Literally at the end of the road out of Coos Bay, I’ve always enjoyed going to Cape Arago to take in panoramic views and enjoy a picnic. But there is so much more. A short hike leads to the exquisite, lightly visited beach and tide pools of the South Cove. Another trail leads to the North Cove, teeming with sea lions. It’s an actual, designated National Wildlife Refuge. I had only a couple hours, but I could have watched the sea lions all day. And yet another path, the Pack Trail, ascends high into the park before dropping down to a World War II bunker site—no kidding—and connecting with the trail system that explores all three state parks.
I knew where it was. I always noticed the signage as I entered the homestretch of my drive to The Mill. But I always stayed the course, paying no mind to the rising dunes in the distance. Yet again, to my own folly, because on the other side of those dunes beckons a beautiful beach, perfect for walking. In fact, Sunset Magazine named Horsfall one of its top 10 walking beaches, and running legend Steve Prefontaine—you might know of him as “Pre”—used to train there. Perhaps somewhat alarmingly named, Horsfall is, in fact, a vast, uninterrupted stretch of unspoiled coast that is heaven for dogs as well as their owners. The rolling inland dunes are also perfect for anyone who enjoys an exhilarating off-highway vehicle ride. My happy-hour acquaintance said if I visit after a winter storm, I just might see a newly revealed old shipwreck. The weather has ways of turning up these things at Horsfall—the steamship Sujameco, which ran aground in heavy fog back in 1929, is spotted most often.

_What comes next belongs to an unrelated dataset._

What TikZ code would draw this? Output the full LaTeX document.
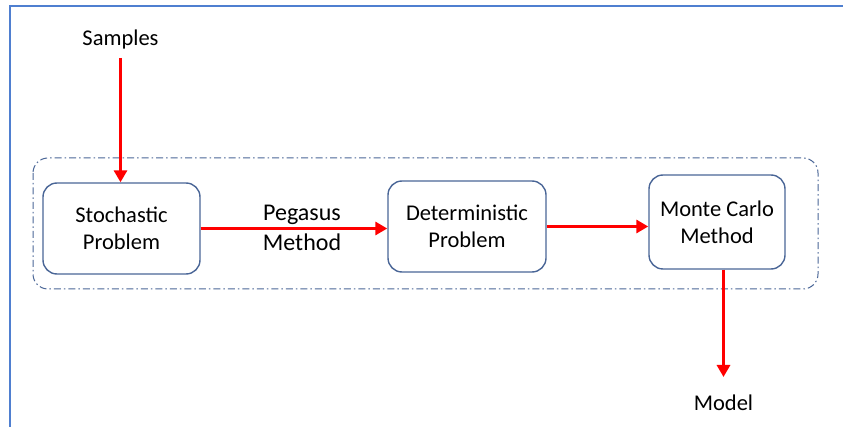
\documentclass[tikz,border=0pt]{standalone}
\usepackage{fontspec}
\setmainfont{Carlito}
\usetikzlibrary{arrows.meta}
\definecolor{frameblue}{HTML}{4F7FD0}
\definecolor{boxblue}{HTML}{4A6697}
\definecolor{arrowred}{HTML}{FF0000}
\tikzset{
  procbox/.style={draw=boxblue, line width=1.4pt, rounded corners=14pt, fill=white,
    minimum width=157pt, minimum height=91pt, inner sep=0pt,
    font=\fontsize{22.5}{27}\selectfont, align=center, text=black},
  plain/.style={inner sep=0pt, font=\fontsize{22.5}{27}\selectfont, text=black},
  flow/.style={draw=arrowred, line width=3.6pt, -{Triangle[length=12pt,width=13pt]}},
}
\begin{document}
\begin{tikzpicture}[x=1pt,y=-1pt]
\useasboundingbox (0,0) rectangle (843,427);
\fill[white] (0,0) rectangle (843,427);
% page frame (top and left edges)
\draw[frameblue, line width=2pt] (10,427) -- (10,6) -- (843,6);
% dash-dotted grouping outline
\draw[boxblue, line width=1pt, dash pattern=on 7pt off 3pt on 1.5pt off 3pt, rounded corners=15pt]
  (33,158) rectangle (818,289);
% process boxes
\node[procbox] (sto) at (121.5,228.5) {Stochastic\\Problem};
\node[procbox, minimum width=158pt] (det) at (467,226.5) {Deterministic\\Problem};
\node[procbox, minimum width=136pt, minimum height=94pt] (mc) at (717,222) {Monte Carlo\\Method};
% input and output labels
\node[plain] (samples) at (120.5,40) {Samples};
\node[plain] (model) at (723.5,403) {Model};
\coordinate (sampout) at (120.5,58);
\coordinate (modelin) at (723.5,377);
% connectors
\draw[flow] (sampout) -- (sampout |- sto.north);
\draw[flow] (sto.east) -- (sto.east -| det.west)
  node[midway, font=\fontsize{24}{30}\selectfont, align=center, text=black, inner sep=0pt, xshift=8pt, yshift=1pt] (peg) {Pegasus\\Method};
\draw[flow] (det.east) -- (det.east -| mc.west);
\draw[flow] (mc.south -| modelin) -- (modelin);
\end{tikzpicture}
\end{document}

I had no idea this place existed. But I’m thrilled to know about it now, and here’s why: The Cape Arago Lighthouse has always taunted me. Try as I might, I could never really line up a good shot of it without the risk of traipsing across private property. Imagine my delight to learn that the most perfectly framed view of the lighthouse could be gained from a long stretch of beach coveted by locals and surfers. The aptly named Lighthouse Beach is just enough of a secret that if you pick the right day you can have it to yourself. However, it is frequented by those in the know to the extent that a well-worn path exists, skirting private property and arriving at a divine parcel of coast worthy of its own resort.
I’ve stayed at The Mill and explored the Coos Bay area probably 10 times or more over the last handful of years. And while I might not have considered myself an expert on the place, I thought I had a pretty good lay of the land. As it turns out, I didn’t know what I didn’t know. Digging deeper into the phrase, I realized even after you possess a familiarity or understanding of something, there’s always more to it. Always. More to explore, more to understand, more to appreciate. Which reminds me of another adage: The older I get, the more right my father becomes.